Le journal Camp-Cans apparu comme bimensuel, dactylographié, devient mensuel à partir du numéro XII (21 x 29 cm) et allant de 10 à 18 pages. D’après l’éditorial du premier numéro, les prisonniers auraient disposé de bons moyens techniques : « Les autorités allemandes en ont vivement encouragé le principe et fournissent tous les éléments matériels nécessaires à sa naissance ». Le but affiché est le besoin d’information et de communication, de distractions intellectuelles et d’expression ; mais le quatrième numéro donne le ton : « Le Maréchal Pétain a la bonne volonté de vouloir collaborer à la reconstruction de l’Europe. Ceci doit être la ligne de conduite pour tous les prisonniers français […]. » [3]
L’ « incontestable sollicitude » de Vichy envers les P.G. a facilité la conduite de son action idéologique, dans le cadre de la mission Scapini [4] auprès de ces Français captifs. Dès 1941, il se forme dans chaque camp un groupe d’animateurs afin d’entretenir ou d’obtenir l’adhésion des P.G. au maréchal Pétain, de faire connaître et approuver son œuvre. Ils diffusent la documentation, transmise par les services de l’Etat français, par le biais des « cercles d’études de la Révolution nationale », tiennent des conférences, écrivent des articles dans les journaux de camps, et en 1942 les « cercles Pétain » existaient dans tous les camps [5]. Le journal Camp-Cans, sous l’emprise d’une double propagande, celle de Vichy et celle des Allemands, devient donc la vitrine de celui du Stalag VA.
Le journal aux rubriques variées nous livre aussi les différents aspects de la vie quotidienne, les difficultés, les sentiments des prisonniers français : « La vie au Camp » présente des comptes rendus des cycles de conférences, des représentations théâtrales et des petites annonces (payantes) ; la rubrique littéraire publie des nouvelles, contes, et des essais et la page de divertissement offre un « Coin des chercheurs et des curieux » ou des « Mots croisés ». Chaque texte est souvent accompagné d’un dessin.

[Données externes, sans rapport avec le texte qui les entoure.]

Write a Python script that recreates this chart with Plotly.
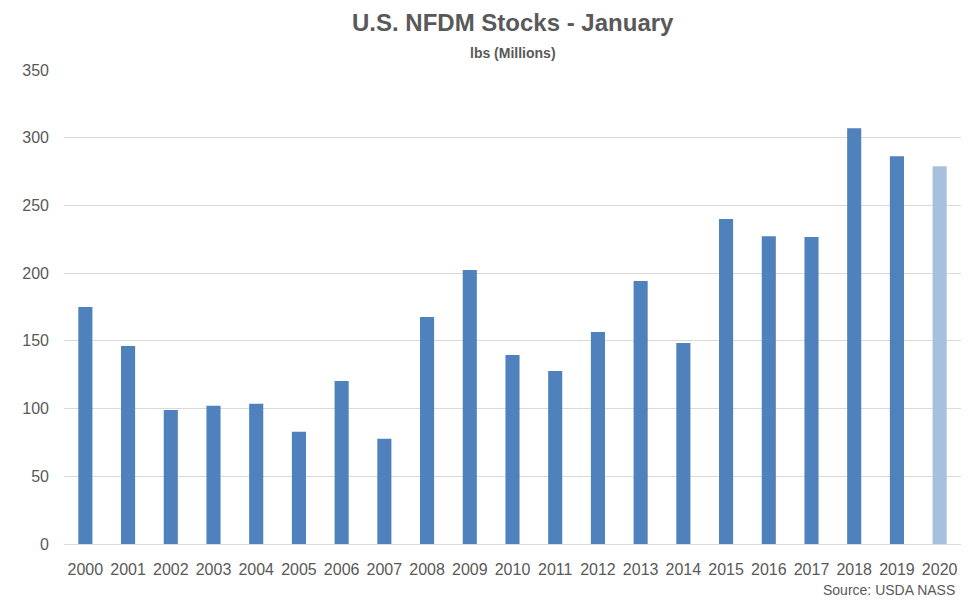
import plotly.graph_objects as go

years = [str(y) for y in range(2000, 2021)]
stocks = [175.0, 146.2, 99.0, 102.0, 103.5, 82.8, 120.4, 77.7, 167.6, 202.3,
          139.6, 127.8, 156.5, 194.2, 148.4, 239.9, 227.3, 226.6, 307.0, 286.3, 278.9]
bar_colors = ["#4f81bd"] * 20 + ["#a7c0de"]

title_text = "U.S. NFDM Stocks - January"
subtitle_text = "lbs (Millions)"
source_text = "Source: USDA NASS"

font_family = "Liberation Sans Narrow, Liberation Sans, Arial, sans-serif"
grey = "#595959"

fig = go.Figure()
fig.add_trace(go.Bar(x=years, y=stocks, marker=dict(color=bar_colors, line=dict(width=0)),
                     hoverinfo="x+y"))

fig.update_layout(
    width=975, height=601,
    margin=dict(l=64, r=14, t=70, b=57),
    paper_bgcolor="white", plot_bgcolor="white",
    bargap=0.67,
    showlegend=False,
    font=dict(family=font_family, color=grey, size=15),
    xaxis=dict(type="category", showgrid=False, showline=False, ticks="",
               ticklabelstandoff=14,
               tickfont=dict(size=16, color=grey)),
    yaxis=dict(range=[0, 350], dtick=50, showgrid=True, gridcolor="#d9d9d9", gridwidth=1,
               zeroline=True, zerolinecolor="#d9d9d9", zerolinewidth=1,
               ticklabelstandoff=14,
               showline=False, ticks="", tickfont=dict(size=16, color=grey)),
    annotations=[
        dict(text="<b>" + title_text + "</b>", x=0.5, y=1, xref="paper", yref="paper",
             yanchor="middle", yshift=70 - 22,
             showarrow=False, font=dict(size=24, color=grey)),
        dict(text="<b>" + subtitle_text + "</b>", x=0.5, y=1, xref="paper", yref="paper",
             yanchor="middle", yshift=70 - 53,
             showarrow=False, font=dict(size=14, color=grey)),
        dict(text=source_text, x=1, y=0, xref="paper", yref="paper",
             xanchor="right", yanchor="middle", yshift=-(590 - 544), xshift=-4,
             showarrow=False, font=dict(size=14, color=grey)),
    ],
)

fig.write_html("out.html", config={"displayModeBar": False},
               post_script="document.body.style.margin='0';document.body.style.overflow='hidden';")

L’étude de cette « presse des barbelés », une démarche à la fois mémorielle et historique, contribue à la compréhension de la réalité de la captivité des prisonniers de guerre français, instrumentalisés par l’Etat français [6] et otages de la collaboration franco-allemande du régime de Vichy. Cette acquisition, dont l’intérêt réside aussi dans sa rareté [7], enrichit notre fonds documentaire, consacré à cette période, et en particulier aux prisonniers de guerre français.

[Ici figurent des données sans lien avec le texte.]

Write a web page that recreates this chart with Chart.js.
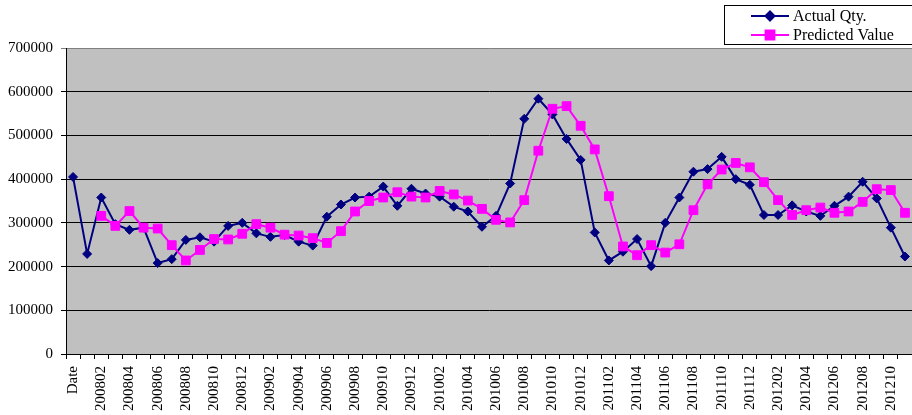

Chanda Barua, bibliothécaire.
[1] « Les belligérants encourageront le plus possible les distractions intellectuelles et sportives organisées par les prisonniers de guerre » (Art. 17, chap. IV, section II de la Convention de Genève (27 juillet 1929).
[2] Yves Durand, Prisonniers de guerre dans les Stalags, les Oflags et les Kommandos, 1939-1945, Paris, Hachette, 1987 (La Vie Quotidienne : Civilisations et Sociétés).

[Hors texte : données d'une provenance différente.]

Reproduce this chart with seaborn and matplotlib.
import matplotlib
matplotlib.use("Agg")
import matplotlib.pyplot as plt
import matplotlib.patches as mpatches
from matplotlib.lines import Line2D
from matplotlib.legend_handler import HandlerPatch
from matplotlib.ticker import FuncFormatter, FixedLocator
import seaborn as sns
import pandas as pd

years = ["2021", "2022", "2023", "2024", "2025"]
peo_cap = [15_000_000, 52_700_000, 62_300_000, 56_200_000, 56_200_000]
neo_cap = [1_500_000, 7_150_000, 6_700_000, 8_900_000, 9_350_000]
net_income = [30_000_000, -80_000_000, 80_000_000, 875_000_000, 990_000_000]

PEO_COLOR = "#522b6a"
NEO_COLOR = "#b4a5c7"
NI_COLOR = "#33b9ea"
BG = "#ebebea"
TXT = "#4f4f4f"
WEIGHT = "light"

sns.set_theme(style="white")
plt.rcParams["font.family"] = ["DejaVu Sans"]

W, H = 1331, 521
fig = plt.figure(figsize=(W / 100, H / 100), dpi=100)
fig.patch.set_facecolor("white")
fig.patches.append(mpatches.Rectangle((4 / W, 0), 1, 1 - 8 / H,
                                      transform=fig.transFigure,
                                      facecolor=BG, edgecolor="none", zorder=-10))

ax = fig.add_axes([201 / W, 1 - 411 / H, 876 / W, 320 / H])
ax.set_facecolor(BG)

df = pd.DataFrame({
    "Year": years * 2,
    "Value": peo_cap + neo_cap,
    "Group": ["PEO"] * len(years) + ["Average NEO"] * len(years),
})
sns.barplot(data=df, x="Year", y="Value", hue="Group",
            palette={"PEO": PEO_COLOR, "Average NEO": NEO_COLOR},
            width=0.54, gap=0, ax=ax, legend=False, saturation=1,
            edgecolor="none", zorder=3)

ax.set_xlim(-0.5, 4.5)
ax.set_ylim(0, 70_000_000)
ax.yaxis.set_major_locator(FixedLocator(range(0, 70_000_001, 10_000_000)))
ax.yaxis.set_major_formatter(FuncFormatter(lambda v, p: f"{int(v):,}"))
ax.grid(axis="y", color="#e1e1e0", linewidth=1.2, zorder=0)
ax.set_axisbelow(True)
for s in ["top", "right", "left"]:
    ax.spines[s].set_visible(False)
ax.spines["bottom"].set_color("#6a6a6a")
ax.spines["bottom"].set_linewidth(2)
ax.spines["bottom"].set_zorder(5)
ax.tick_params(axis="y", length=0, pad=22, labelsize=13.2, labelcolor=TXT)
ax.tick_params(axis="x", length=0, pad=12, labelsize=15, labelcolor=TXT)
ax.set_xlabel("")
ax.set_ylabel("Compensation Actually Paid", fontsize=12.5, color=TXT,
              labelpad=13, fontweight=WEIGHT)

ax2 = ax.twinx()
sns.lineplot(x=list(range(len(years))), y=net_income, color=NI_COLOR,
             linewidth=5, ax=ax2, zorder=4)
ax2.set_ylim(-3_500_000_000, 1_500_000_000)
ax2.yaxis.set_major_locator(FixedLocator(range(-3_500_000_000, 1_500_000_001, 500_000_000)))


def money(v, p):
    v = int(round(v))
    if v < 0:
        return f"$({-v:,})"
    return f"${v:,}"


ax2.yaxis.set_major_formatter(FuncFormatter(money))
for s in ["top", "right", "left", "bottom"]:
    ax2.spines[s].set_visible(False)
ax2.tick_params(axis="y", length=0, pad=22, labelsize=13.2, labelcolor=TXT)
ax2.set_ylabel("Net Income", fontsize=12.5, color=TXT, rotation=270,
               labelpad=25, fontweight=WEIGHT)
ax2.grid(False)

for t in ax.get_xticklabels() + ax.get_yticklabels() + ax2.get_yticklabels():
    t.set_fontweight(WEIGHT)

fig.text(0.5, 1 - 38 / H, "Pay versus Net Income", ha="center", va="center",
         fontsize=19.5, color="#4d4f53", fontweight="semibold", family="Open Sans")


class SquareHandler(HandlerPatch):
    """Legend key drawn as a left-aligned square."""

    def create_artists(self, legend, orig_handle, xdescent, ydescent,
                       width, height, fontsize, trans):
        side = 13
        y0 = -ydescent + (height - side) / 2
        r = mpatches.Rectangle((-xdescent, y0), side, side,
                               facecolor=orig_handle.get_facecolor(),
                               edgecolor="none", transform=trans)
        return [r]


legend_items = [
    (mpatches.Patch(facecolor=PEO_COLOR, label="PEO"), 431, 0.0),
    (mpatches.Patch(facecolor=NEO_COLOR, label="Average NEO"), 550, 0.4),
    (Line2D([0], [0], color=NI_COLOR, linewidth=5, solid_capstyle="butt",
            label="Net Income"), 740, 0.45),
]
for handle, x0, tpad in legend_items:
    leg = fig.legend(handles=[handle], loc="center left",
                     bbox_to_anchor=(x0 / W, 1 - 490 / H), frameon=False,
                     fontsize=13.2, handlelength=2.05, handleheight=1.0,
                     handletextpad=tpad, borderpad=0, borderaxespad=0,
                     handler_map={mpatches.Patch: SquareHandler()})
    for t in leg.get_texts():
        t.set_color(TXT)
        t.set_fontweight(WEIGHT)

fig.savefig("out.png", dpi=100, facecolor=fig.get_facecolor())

[3] Frhr. Von Gültlingen (Colonel et commandant, Stalag VA) dans Camp-Cans, n° IV, p. 11.
[4] Ancien combattant, Georges Scapini (1893-1976), chef du service diplomatique de prisonniers de guerre, veillait sur l’application de la convention de Genève.
[5] Jean Védrine, Les Prisonniers de guerre, Vichy et la Résistance : 1940-1945, Paris, Fayard, 2013.
[6] Voir à ce sujet : Claude Bellanger, Roger Debouzy, La presse des barbelés, Rabat, Editions Internationales du Document, 1951 et Evelyne Gayme, Les prisonniers de guerre français : enjeux militaires et stratégiques, 1914-1918 et 1940-1945, Paris, Économica, 2010.
[7] La Bibliothèque de documentation internationale contemporaine (BDIC) et la Bibliothèque Nationale de France possèdent des exemplaires de ce journal, mais avec des lacunes.